|The name Louis Comfort Tiffany may not be part of your everyday conversation, but there’s definitely a chance you’re familiar with his family’s store. Hint: They’re famous for little robin’s egg blue boxes. Well, Louis Comfort Tiffany (1848 – 1933), the heir of the Tiffany & Co. fortune, is famous for much more than engagement rings. Does this lamp look familiar? “Oh! Of course!” someone might say. “Those used to hang above the tables at Ruby Tuesday!” Well, sort of. Tiffany lamps are often imitated, like this dragonfly pendant lamp which is a replica, but they’re never truly duplicated. We’ve all seen some sort of knock off at a home decor store. But they cannot compare to the absolute pleasure of viewing 45 original Tiffany stained glass lamps up close at the Tiffany at Biltmore exhibit housed in the legendary Biltmore Estate in Asheville, NC. Trust me. I did, and it’s design-geek heaven. Tiffany is celebrated as one of the preeminent designers of decorative glass. The exhibit at Biltmore showcases his designs in a dimly lit room allowing their translucent glass to light the way through the halls. It’s truly magnificent to view all of the colors and motifs up close and personal.|
Biltmore Estate is the perfect venue for this exhibit. The Vanderbilt family built Biltmore House at the height of the Art Nouveau movement, of which Louis C. Tiffany was a highly revered central figure. Art Nouveau celebrated the natural world and captured it in art, architecture and design. Lamps featuring Tiffany’s favorite natural muses — dragonflies and lilies — reflect his appreciation for the natural world. It is those designs that are most popular.

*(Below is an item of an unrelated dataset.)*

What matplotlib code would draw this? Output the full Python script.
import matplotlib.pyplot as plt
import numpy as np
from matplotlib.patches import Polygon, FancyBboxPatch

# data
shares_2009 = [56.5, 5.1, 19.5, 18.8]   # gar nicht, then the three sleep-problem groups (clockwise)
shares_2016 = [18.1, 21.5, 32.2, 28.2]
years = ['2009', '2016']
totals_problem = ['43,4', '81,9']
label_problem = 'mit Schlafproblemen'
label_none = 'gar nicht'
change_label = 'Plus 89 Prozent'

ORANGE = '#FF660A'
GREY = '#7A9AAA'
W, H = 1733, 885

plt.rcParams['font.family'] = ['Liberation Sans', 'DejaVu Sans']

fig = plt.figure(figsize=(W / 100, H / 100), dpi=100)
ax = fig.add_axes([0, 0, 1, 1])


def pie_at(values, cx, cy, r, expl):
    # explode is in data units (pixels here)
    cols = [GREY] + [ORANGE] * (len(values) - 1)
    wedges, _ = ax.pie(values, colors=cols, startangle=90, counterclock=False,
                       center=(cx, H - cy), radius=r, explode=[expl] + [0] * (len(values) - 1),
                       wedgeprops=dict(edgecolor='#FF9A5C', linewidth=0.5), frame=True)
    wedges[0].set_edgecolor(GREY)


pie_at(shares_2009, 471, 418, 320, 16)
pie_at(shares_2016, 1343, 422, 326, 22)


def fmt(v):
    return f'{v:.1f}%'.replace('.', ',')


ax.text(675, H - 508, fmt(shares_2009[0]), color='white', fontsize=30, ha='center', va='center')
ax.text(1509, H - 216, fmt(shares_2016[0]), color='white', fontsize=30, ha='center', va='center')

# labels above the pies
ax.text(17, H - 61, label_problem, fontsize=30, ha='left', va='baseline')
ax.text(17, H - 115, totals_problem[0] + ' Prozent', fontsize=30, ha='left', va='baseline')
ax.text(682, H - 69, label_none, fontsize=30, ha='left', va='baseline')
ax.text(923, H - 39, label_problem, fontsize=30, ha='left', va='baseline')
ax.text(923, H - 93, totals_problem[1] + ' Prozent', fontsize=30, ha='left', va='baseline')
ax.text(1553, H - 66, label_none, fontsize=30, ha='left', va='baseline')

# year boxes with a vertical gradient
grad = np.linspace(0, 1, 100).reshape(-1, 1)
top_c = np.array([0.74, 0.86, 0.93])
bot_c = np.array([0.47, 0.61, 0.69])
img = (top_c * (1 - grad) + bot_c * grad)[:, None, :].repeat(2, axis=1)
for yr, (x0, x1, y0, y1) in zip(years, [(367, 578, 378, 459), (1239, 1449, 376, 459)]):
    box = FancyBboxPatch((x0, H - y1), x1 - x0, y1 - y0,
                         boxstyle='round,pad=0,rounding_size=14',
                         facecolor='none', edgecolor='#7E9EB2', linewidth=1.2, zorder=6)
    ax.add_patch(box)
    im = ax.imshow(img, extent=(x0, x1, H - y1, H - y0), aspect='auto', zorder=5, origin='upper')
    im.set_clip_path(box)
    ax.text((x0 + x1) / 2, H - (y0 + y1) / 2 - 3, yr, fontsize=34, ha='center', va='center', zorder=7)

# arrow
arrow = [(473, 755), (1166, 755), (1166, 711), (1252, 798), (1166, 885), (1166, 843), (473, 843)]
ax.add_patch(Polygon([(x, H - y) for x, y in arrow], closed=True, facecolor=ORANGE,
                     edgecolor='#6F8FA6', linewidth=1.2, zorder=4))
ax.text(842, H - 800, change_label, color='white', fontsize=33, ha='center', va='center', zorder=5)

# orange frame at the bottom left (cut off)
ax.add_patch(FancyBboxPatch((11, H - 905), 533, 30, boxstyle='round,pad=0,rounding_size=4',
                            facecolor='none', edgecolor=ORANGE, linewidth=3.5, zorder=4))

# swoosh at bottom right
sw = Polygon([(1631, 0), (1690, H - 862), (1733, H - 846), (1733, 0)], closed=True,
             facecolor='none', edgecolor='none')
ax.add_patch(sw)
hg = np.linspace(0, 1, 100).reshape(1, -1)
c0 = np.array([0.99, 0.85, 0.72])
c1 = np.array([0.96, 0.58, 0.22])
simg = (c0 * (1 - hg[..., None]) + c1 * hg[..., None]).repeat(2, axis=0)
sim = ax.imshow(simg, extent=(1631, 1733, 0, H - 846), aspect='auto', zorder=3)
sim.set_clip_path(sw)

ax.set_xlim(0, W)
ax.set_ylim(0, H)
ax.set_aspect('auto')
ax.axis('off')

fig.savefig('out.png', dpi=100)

However, Tiffany also found inspiration in some creatures of the organic world that you wouldn’t expect. My visit to the Biltmore exhibit marked the first time I had ever seen (or heard of) a Tiffany lamp with a design influenced by the form a spider and spider web. (Be sure to keep an eye out for it when you take the tour.)

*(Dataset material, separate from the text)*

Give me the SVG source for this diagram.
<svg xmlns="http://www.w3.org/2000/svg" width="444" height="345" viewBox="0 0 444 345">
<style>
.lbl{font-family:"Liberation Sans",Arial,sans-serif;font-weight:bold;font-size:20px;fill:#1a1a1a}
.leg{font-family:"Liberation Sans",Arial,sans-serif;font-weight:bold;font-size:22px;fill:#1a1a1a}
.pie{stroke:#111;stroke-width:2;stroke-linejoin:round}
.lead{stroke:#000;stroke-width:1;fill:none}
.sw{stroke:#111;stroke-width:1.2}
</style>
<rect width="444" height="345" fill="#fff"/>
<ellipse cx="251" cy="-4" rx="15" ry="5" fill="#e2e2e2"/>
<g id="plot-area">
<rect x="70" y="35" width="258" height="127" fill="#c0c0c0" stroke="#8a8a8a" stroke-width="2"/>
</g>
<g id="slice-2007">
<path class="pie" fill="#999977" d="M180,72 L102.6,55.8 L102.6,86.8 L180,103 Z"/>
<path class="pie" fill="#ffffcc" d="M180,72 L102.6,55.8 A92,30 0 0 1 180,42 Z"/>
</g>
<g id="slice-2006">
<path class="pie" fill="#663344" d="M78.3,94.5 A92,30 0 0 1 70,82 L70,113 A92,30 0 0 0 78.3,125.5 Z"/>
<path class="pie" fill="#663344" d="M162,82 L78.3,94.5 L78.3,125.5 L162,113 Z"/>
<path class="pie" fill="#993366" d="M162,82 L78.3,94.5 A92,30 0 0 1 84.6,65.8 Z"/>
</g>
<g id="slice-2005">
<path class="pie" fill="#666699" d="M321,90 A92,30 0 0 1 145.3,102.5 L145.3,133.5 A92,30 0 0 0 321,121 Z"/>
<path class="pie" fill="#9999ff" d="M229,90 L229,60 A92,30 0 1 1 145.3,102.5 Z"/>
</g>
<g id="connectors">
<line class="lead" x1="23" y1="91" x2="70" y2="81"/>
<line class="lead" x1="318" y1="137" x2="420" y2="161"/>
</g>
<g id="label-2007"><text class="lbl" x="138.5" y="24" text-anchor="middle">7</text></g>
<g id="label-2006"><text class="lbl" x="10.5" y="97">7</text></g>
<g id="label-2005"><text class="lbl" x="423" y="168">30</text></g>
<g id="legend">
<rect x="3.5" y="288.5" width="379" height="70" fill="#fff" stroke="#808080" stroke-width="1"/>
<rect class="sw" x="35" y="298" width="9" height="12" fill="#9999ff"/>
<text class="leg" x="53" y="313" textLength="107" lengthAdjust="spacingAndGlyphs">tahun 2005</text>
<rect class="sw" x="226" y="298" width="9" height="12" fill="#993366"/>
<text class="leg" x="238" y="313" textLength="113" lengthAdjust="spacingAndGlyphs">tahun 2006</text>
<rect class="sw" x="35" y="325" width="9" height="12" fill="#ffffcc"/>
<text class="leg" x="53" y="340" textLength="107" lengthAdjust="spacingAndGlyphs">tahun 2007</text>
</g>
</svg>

If you are as enthralled by nature as Louis Comfort Tiffany obviously was, you’ll also enjoy the Biltmore horticulture team’s celebration of the works of Tiffany. They’ve created four 40-foot stained-glass-inspired dragonfly topiaries made up of more than 12,000 plants each. Not your average topiaries! And after you take a stroll through the acres upon acres of gardens by the father of landscape design, Frederick Law Olmstead, savor a Tiffany-inspired dragonfly cupcake from the Biltmore sweet shop. Another trust me, here. They are delicious.

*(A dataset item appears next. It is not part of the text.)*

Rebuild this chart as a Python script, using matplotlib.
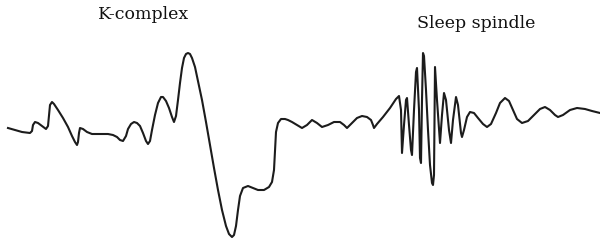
#!/usr/bin/env python3
"""
EEG sketch showing a K-complex followed by a sleep spindle.
"""
import numpy as np
import matplotlib
matplotlib.use("Agg")
import matplotlib.pyplot as plt

# Sample index and amplitude (arbitrary units, 0 = baseline)
pre_t = [8, 15, 22, 30, 32, 33, 35, 38, 42, 46, 48, 49, 50, 52, 54, 58, 63, 68, 72, 75,
         77, 78, 79, 80, 83, 87, 92, 100, 108, 113, 117, 120, 123, 126, 128, 131, 134, 137,
         140, 143, 146, 148, 150, 152, 155, 158, 161, 163, 166, 169, 172, 174]
pre_amp = [0, -2, -4, -5, -3, 3, 6, 5, 2, -1, 2, 13, 23, 26, 24, 18, 10, 1, -8, -14,
           -17, -14, -5, 0, -1, -4, -6, -6, -6, -7, -9, -12, -13, -8, -1, 4, 6, 5,
           2, -5, -13, -16, -13, -2, 13, 25, 31, 31, 27, 20, 11, 6]

kcomplex_t = [176, 178, 180, 182, 184, 186, 188, 190, 192, 195, 198, 202, 206, 210, 214,
              218, 222, 226, 229, 232, 234, 236, 238, 240, 243, 248, 253, 258, 264, 269,
              272, 274, 275, 276, 278, 281]
kcomplex_amp = [12, 28, 45, 60, 70, 74, 75, 74, 70, 61, 47, 28, 6, -17, -40,
                -62, -82, -98, -106, -109, -107, -98, -82, -68, -60, -58, -60, -62, -62, -59,
                -54, -42, -22, -4, 5, 9]

mid_t = [285, 288, 292, 297, 302, 307, 312, 317, 322, 328, 334, 340, 344, 347, 352, 357,
         362, 367, 371, 373, 374, 377, 383, 390, 396, 399]
mid_amp = [9, 8, 6, 3, 0, 3, 8, 5, 1, 3, 6, 6, 3, 0, 5, 10,
           12, 11, 8, 3, 0, 4, 11, 20, 29, 32]

spindle_t = [401, 402, 404, 406, 407, 409, 411, 412, 414, 416, 417, 419, 420, 421, 422,
             423, 424, 426, 428, 430, 432, 433, 434, 434.5, 435, 437, 440, 442, 444, 446,
             449, 451, 453, 456, 458, 461, 462, 464, 467, 470]
spindle_amp = [18, -25, 3, 28, 30, 3, -22, -27, 18, 56, 60, 18, -30, -35, 28,
               75, 72, 38, -2, -37, -55, -57, -47, 8, 61, 28, -15, 13, 35, 28,
               -2, -15, 8, 31, 23, -5, -9, -2, 11, 16]

post_t = [474, 478, 483, 487, 491, 496, 500, 505, 509, 513, 517, 522, 528, 534, 540, 545,
          550, 555, 558, 563, 570, 577, 585, 592, 600]
post_amp = [15, 10, 4, 1, 4, 15, 25, 30, 27, 18, 9, 5, 7, 13, 19, 21,
            18, 13, 11, 13, 18, 20, 19, 17, 15]

labels = ["K-complex", "Sleep spindle"]
label_t = [144, 476]
label_amp = [109, 100]


def plot_trace():
    """Draw the EEG trace with its annotations"""
    t = np.concatenate([pre_t, kcomplex_t, mid_t, spindle_t, post_t])
    amp = np.concatenate([pre_amp, kcomplex_amp, mid_amp, spindle_amp, post_amp])

    fig = plt.figure(figsize=(6.0, 2.41), dpi=100)
    ax = fig.add_axes([0, 0, 1, 1])
    ax.plot(t, amp, color="#1c1c1c", lw=1.5, solid_joinstyle="round")
    ax.set_xlim(0, 600)
    ax.set_ylim(-113, 128)
    ax.axis("off")

    # event labels above the trace
    for name, pos, height in zip(labels, label_t, label_amp):
        ax.text(pos, height, name, ha="center", va="baseline",
                family="DejaVu Serif", fontsize=12.5, color="#111111")

    fig.savefig("out.png", dpi=100)
    plt.close(fig)


if __name__ == "__main__":
    plot_trace()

The Tiffany at Biltmore exhibit runs from now until October 23rd. Maybe a trip to the beautiful Blue Ridge Mountains is in order for the long Labor Day weekend? If you plan your travels for October instead, keep in mind that Asheville and the Biltmore are a popular destination for taking in fall colors.
If you’ve already been to the Tiffany exhibit, what did you think?
If not, have you ever viewed Louis C. Tiffany’s stain glass lamps or windows first hand? I would love to own an original, wouldn’t you?